I'll explain about mounting on another post.

Now we shall move on to the concept I'll develop in the next paragraphs. According to Wikipedia:

"In computing, a file system (or filesystem) is used to control how data is stored and retrieved. Without a file system, information placed in a storage area would be one large body of data with no way to tell where one piece of information stops and the next begins. By separating the data into individual pieces, and giving each piece a name, the information is easily separated and identified."



Let's put it like this. Imagine your hard drive as a blank book with a very big and large page. You could not write in it several notes unless you split it in pages (or chapters).
Now, let's say your hard drive is a big note book with several pages, chapters, sections. We could say bits or bytes (1 bytes equals 8 bits) are the pages, the sectors or clusters are the chapters and the partitions are the sections. The whole book would be a physical hard disk or a Logical Volume with more than one hard disk.



That sends us to the definition of bit, byte, sector, cluster, partition and Logical Volume.
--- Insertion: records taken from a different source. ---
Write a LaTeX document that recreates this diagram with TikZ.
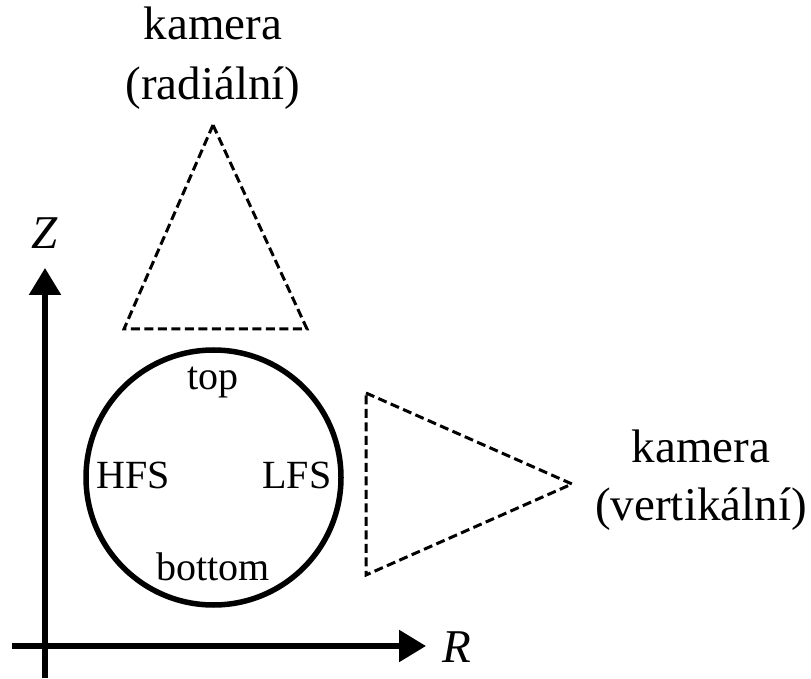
\documentclass[tikz,border=0pt]{standalone}
\usepackage{fontspec}
\setmainfont{Liberation Serif}
\usetikzlibrary{arrows.meta}

\begin{document}
\begin{tikzpicture}[x=1pt, y=1pt]
		% Styles
		\tikzset{axis style/.style={line width=5.5pt,
								-{Triangle[length=27pt, width=31pt]}},
				camera style/.style={line width=3pt,
								dash pattern=on 9pt off 4.5pt,
								line join=miter},
				big label/.style={inner sep=0pt, anchor=base,
								font=\fontsize{47}{56}\selectfont},
				small label/.style={inner sep=0pt, anchor=base,
								font=\fontsize{40}{48}\selectfont}}
		
		\useasboundingbox (0, 0) rectangle (811, 678);
		
		% Axes
		\coordinate (Zbot) at (45, 0);
		\coordinate (Ztip) at (45, 410);
		\coordinate (Rleft) at (12, 32);
		\coordinate (Rtip) at (426, 32);
		\draw[axis style] (Zbot) -- (Ztip);
		\draw[axis style] (Rleft) -- (Rtip);
		\node[big label] at (45, 429)		(Z) {\textit{Z}};
		\node[big label] at (457, 16)		(R) {\textit{R}};
		
		% Plasma cross-section
		\node[circle, draw, line width=5.5pt, minimum size=255pt,
				inner sep=0pt] at (213.5, 200.5) (vessel) {};
		\node[small label] at (213, 288)	(top) {top};
		\node[small label] at (133, 190)	(HFS) {HFS};
		\node[small label] at (297, 190)	(LFS) {LFS};
		\node[small label] at (213, 98)		(bottom) {bottom};
		
		% Radial camera
		\coordinate (A1) at (213, 553);
		\coordinate (A2) at (124, 349);
		\coordinate (A3) at (307, 349);
		\draw[camera style] (A1) -- (A2) -- (A3) -- cycle;
		\node[big label] at (213, 638)		(radA) {kamera};
		\node[big label] at (213, 578)		(radB) {(radiální)};
		
		% Vertical camera
		\coordinate (B1) at (366, 285);
		\coordinate (B2) at (572, 194);
		\coordinate (B3) at (366, 103);
		\draw[camera style] (B1) -- (B2) -- (B3) -- cycle;
		\node[big label] at (701, 215)		(verA) {kamera};
		\node[big label] at (701, 158)		(verB) {(vertikální)};
		
	\end{tikzpicture}
\end{document}
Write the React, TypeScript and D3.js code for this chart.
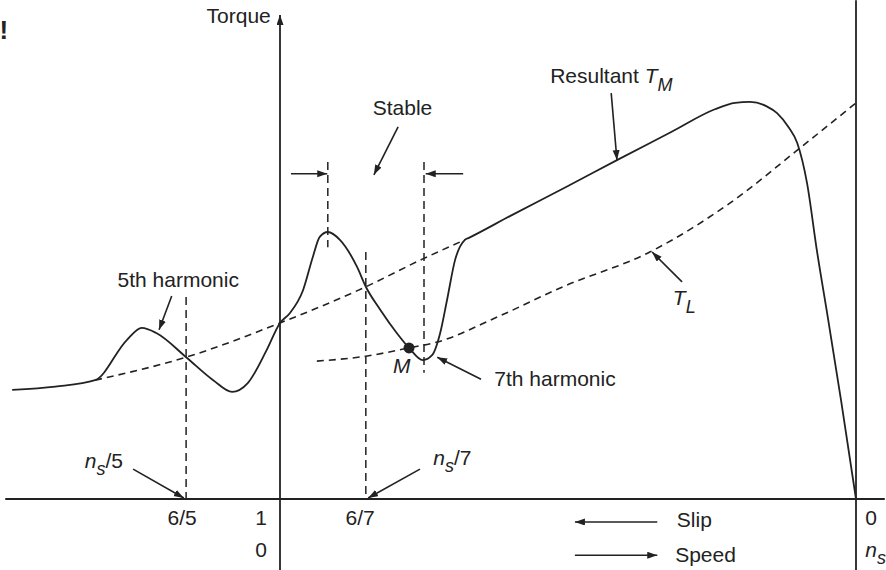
import React from "react";
import * as d3 from "d3";

// speed in units of n_s (0 = standstill, 1 = synchronous), torque in % of drawing height
const resultant: [number, number][] = [
  [-0.465, 22.3], [-0.39, 23.0], [-0.321, 24.3], [-0.266, 32.5], [-0.24, 35.0],
  [-0.214, 33.9], [-0.163, 29.0], [-0.116, 24.3], [-0.083, 21.9], [-0.056, 23.7],
  [-0.023, 30.5], [0, 36.0], [0.017, 38.0], [0.04, 42.7], [0.057, 49.5],
  [0.069, 53.6], [0.083, 54.6], [0.104, 53.0], [0.134, 47.4], [0.149, 43.4],
  [0.174, 38.7], [0.203, 33.9], [0.224, 30.9], [0.248, 28.4], [0.264, 29.4],
  [0.278, 33.9], [0.29, 40.7], [0.304, 48.9], [0.321, 53.0], [0.328, 53.4],
  [0.4, 57.9], [0.5, 64.0], [0.585, 69.3], [0.68, 75.1], [0.755, 79.7], [0.79, 81.0],
  [0.816, 81.2], [0.845, 80.3], [0.863, 78.9], [0.883, 76.0], [0.898, 72.8],
  [0.915, 64.6], [0.932, 50.9], [0.951, 37.2], [0.974, 20.2], [1.0, 0],
];

const fundamental: [number, number][] = [
  [-0.321, 24.3], [-0.163, 29.0], [0, 36.0], [0.149, 43.4], [0.248, 49.1], [0.321, 53.0],
];

const loadTorque: [number, number][] = [
  [0.064, 28.2], [0.149, 29.2], [0.224, 30.9], [0.273, 32.1], [0.377, 37.2],
  [0.491, 43.4], [0.642, 50.5], [0.781, 60.5], [0.903, 71.8], [1.0, 81.0],
];

// vertical dashed markers: speed, top, bottom
const markers: [number, number, number][] = [
  [-0.163, 41.3, 0], [0.083, 68.9, 51.5], [0.149, 50.5, 0], [0.25, 68.9, 25.8],
];

const slipTicks = [
  { text: "6/5", s: -0.17, t: -5.3 },
  { text: "1", s: -0.033, t: -5.3 },
  { text: "0", s: -0.033, t: -11.9 },
  { text: "6/7", s: 0.139, t: -5.3 },
];

const pointers: [number, number, number, number][] = [
  [0.205, 76.1, 0.163, 66.3],
  [0.019, 66.5, 0.082, 66.5],
  [0.318, 66.5, 0.253, 66.5],
  [0.575, 83.0, 0.585, 69.3],
  [0.698, 44.4, 0.646, 50.5],
  [-0.188, 41.5, -0.21, 34.6],
  [0.349, 24.5, 0.273, 29.0],
  [-0.255, 6.1, -0.167, 0.2],
  [0.243, 6.1, 0.153, 0.2],
  [0.655, -4.7, 0.512, -4.7],
  [0.512, -11.5, 0.655, -11.5],
];

export default function App() {
  const W = 886, H = 570;
  const x = d3.scaleLinear().domain([0, 1]).range([280, 856]);
  const y = d3.scaleLinear().domain([0, 100]).range([499, 10]);
  const line = d3.line<[number, number]>()
    .x(d => x(d[0]))
    .y(d => y(d[1]))
    .curve(d3.curveMonotoneX);

  const ink = "#222";
  const font = "'Liberation Sans', Arial, sans-serif";
  const fs = 21;
  const sub = 18;

  return (
    <svg width={W} height={H} style={{ position: "fixed", left: 0, top: 0, background: "#fff" }}
      fontFamily={font} fontSize={fs} fill={ink}>
      <defs>
        <marker id="ah" markerUnits="userSpaceOnUse" markerWidth={11} markerHeight={8}
          refX={10} refY={3.5} orient="auto">
          <path d="M0,0 L10,3.5 L0,7 Z" fill={ink} />
        </marker>
      </defs>

      <text x={x(-0.487)} y={y(94)} fontSize={26} fontWeight="bold">!</text>

      {/* axes */}
      <line x1={x(-0.477)} x2={x(1.05)} y1={y(0)} y2={y(0)} stroke={ink} strokeWidth={1.8} />
      <line x1={x(0)} x2={x(0)} y1={y(-14.5)} y2={y(99)} stroke={ink} strokeWidth={1.8} markerEnd="url(#ah)" />
      <line x1={x(1)} x2={x(1)} y1={y(-14.5)} y2={y(102)} stroke={ink} strokeWidth={1.8} />
      <text x={x(-0.016)} y={y(97.3)} textAnchor="end">Torque</text>

      {/* harmonic markers */}
      {markers.map(([s, t0, t1], i) => (
        <line key={i} x1={x(s)} x2={x(s)} y1={y(t0)} y2={y(t1)} stroke={ink}
          strokeWidth={1.5} strokeDasharray="8,5" />
      ))}

      <path d={line(fundamental) || ""} fill="none" stroke={ink} strokeWidth={1.6} strokeDasharray="7,5" />
      <path d={line(loadTorque) || ""} fill="none" stroke={ink} strokeWidth={1.6} strokeDasharray="7,5" />
      <path d={line(resultant) || ""} fill="none" stroke={ink} strokeWidth={1.8} />

      <circle cx={x(0.224)} cy={y(30.9)} r={5.5} fill={ink} />

      {pointers.map(([s0, t0, s1, t1], i) => (
        <line key={i} x1={x(s0)} y1={y(t0)} x2={x(s1)} y2={y(t1)} stroke={ink}
          strokeWidth={1.6} markerEnd="url(#ah)" />
      ))}

      {/* labels */}
      <text x={x(0.161)} y={y(78.5)}>Stable</text>
      <text x={x(0.469)} y={y(85.1)}>
        Resultant <tspan fontStyle="italic">T</tspan>
        <tspan fontStyle="italic" fontSize={sub} dy={8}>M</tspan>
      </text>
      <text x={x(0.682)} y={y(39.7)} fontStyle="italic">
        T<tspan fontSize={sub} dy={8}>L</tspan>
      </text>
      <text x={x(-0.282)} y={y(43.4)}>5th harmonic</text>
      <text x={x(0.372)} y={y(23.1)}>7th harmonic</text>
      <text x={x(0.196)} y={y(25.8)} fontStyle="italic">M</text>

      <text x={x(-0.339)} y={y(6.3)}>
        <tspan fontStyle="italic">n</tspan>
        <tspan fontStyle="italic" fontSize={sub} dy={7}>s</tspan>
        <tspan dy={-7}>/5</tspan>
      </text>
      <text x={x(0.266)} y={y(6.95)}>
        <tspan fontStyle="italic">n</tspan>
        <tspan fontStyle="italic" fontSize={sub} dy={7}>s</tspan>
        <tspan dy={-7}>/7</tspan>
      </text>

      {slipTicks.map((d, i) => (
        <text key={i} x={x(d.s)} y={y(d.t)} textAnchor="middle">{d.text}</text>
      ))}
      <text x={x(1.016)} y={y(-5.3)}>0</text>
      <text x={x(1.016)} y={y(-11.9)}>
        <tspan fontStyle="italic">n</tspan>
        <tspan fontStyle="italic" fontSize={sub} dy={7}>s</tspan>
      </text>

      <text x={x(0.689)} y={y(-5.7)}>Slip</text>
      <text x={x(0.686)} y={y(-12.9)}>Speed</text>
    </svg>
  );
}
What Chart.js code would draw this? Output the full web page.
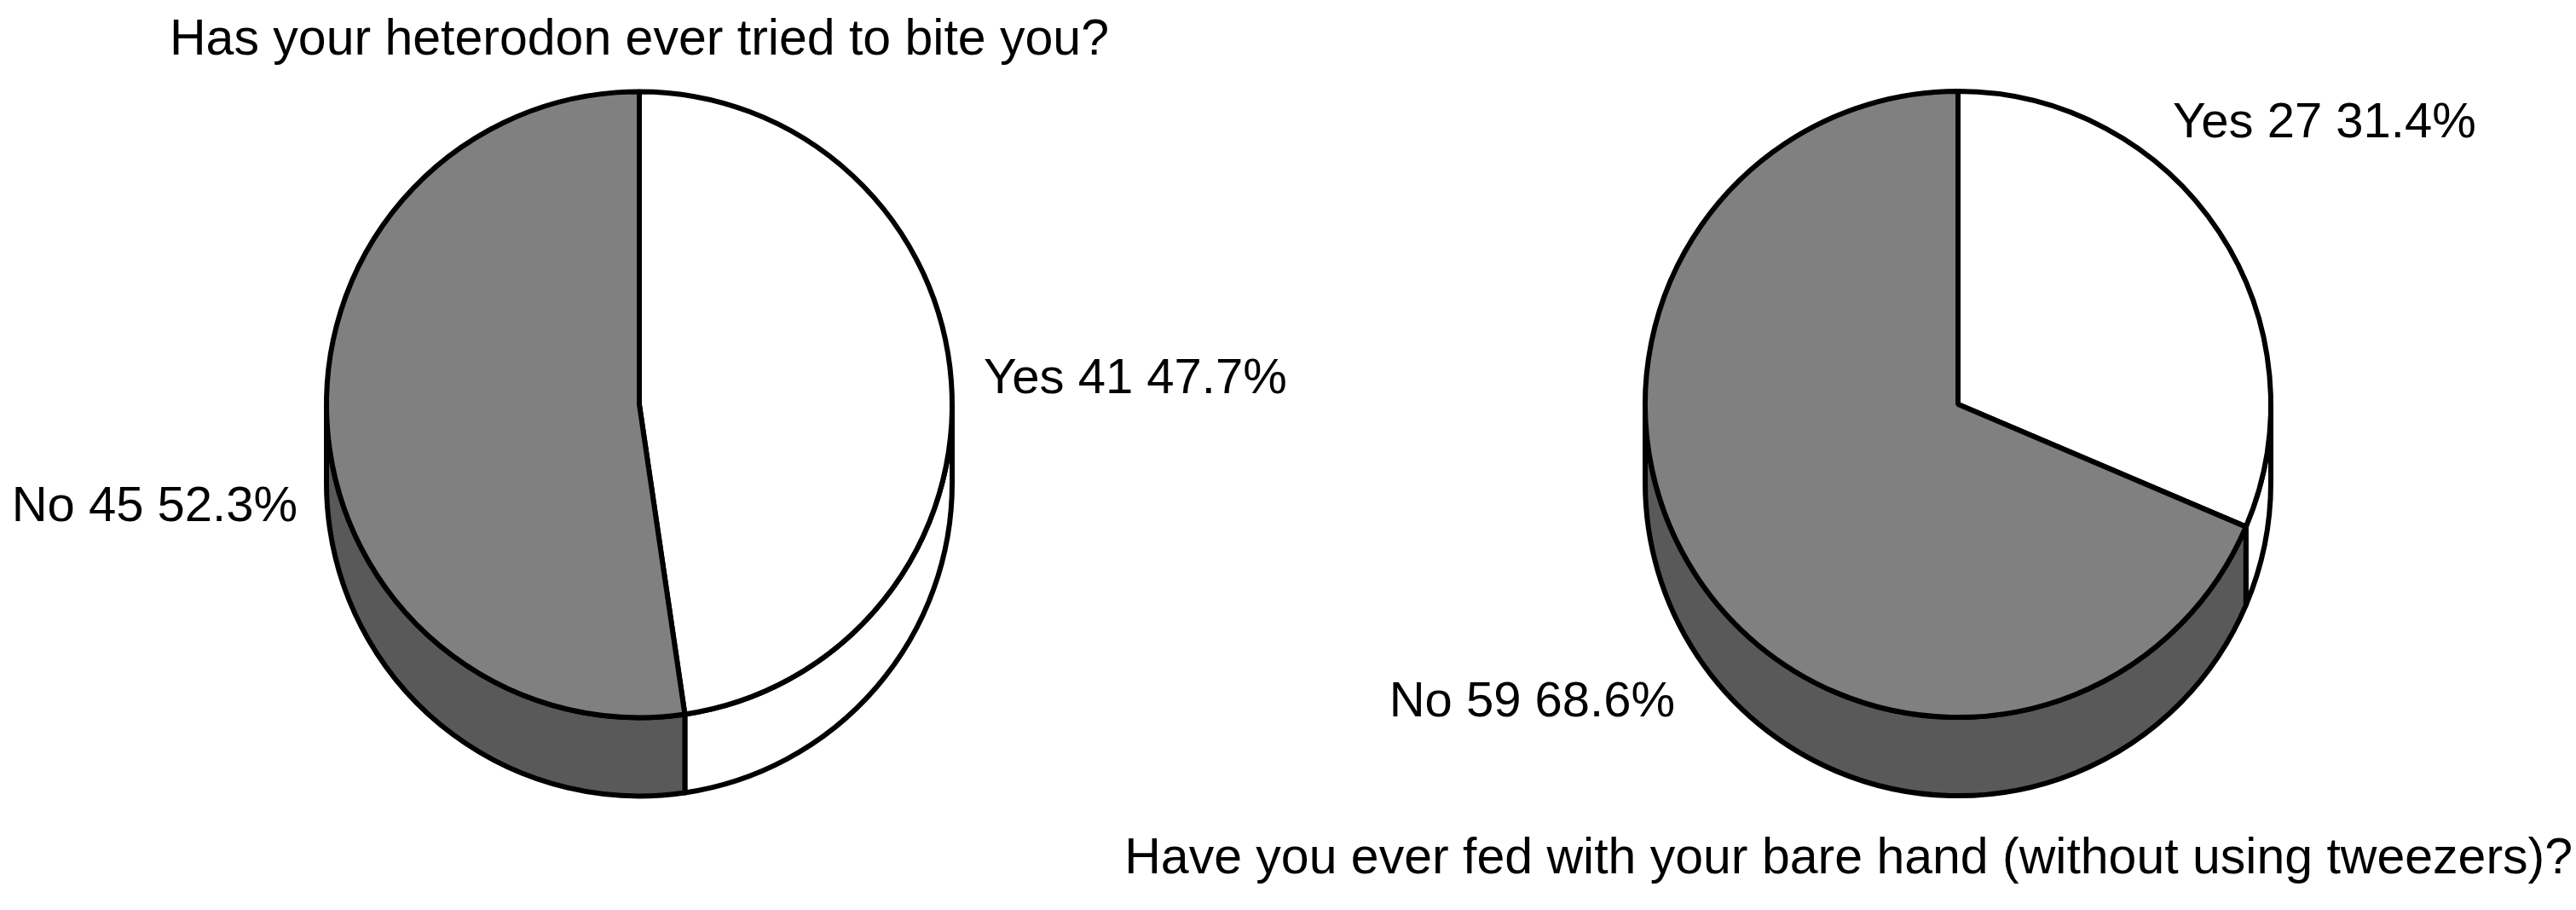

I'll briefly explain what those are.

Glossary

Bit: Basically, it's a binary value (that is, either 0 or 1) that is interpreted by computer as data. The combination of 0s and 1s in a certain order could form, for example, a text file, a multimedia file, etc.

Byte: It is the grouping of 8 bits. This is usually, nowadays, the smallest amount of data we can speak of when talking about files.

Sector: it is a subdivision of a track on a magnetic disk or optical disc. Each sector stores a fixed amount of user-accessible data, traditionally 512 bytes. As I remember, the default sector when using partitioning tools such as fdisk is indeed 512 bytes.

Cluster: in this case we are talking about a data cluster (which is not the same as a cluster, group of computers). Based on Wikipedia' s first words on its article: "In computer file systems, a cluster or allocation unit is a unit of disk space allocation for files and directories. To reduce the overhead of managing on-disk data structures, the filesystem does not allocate individual disk sectors by default, but contiguous groups of sectors, called clusters.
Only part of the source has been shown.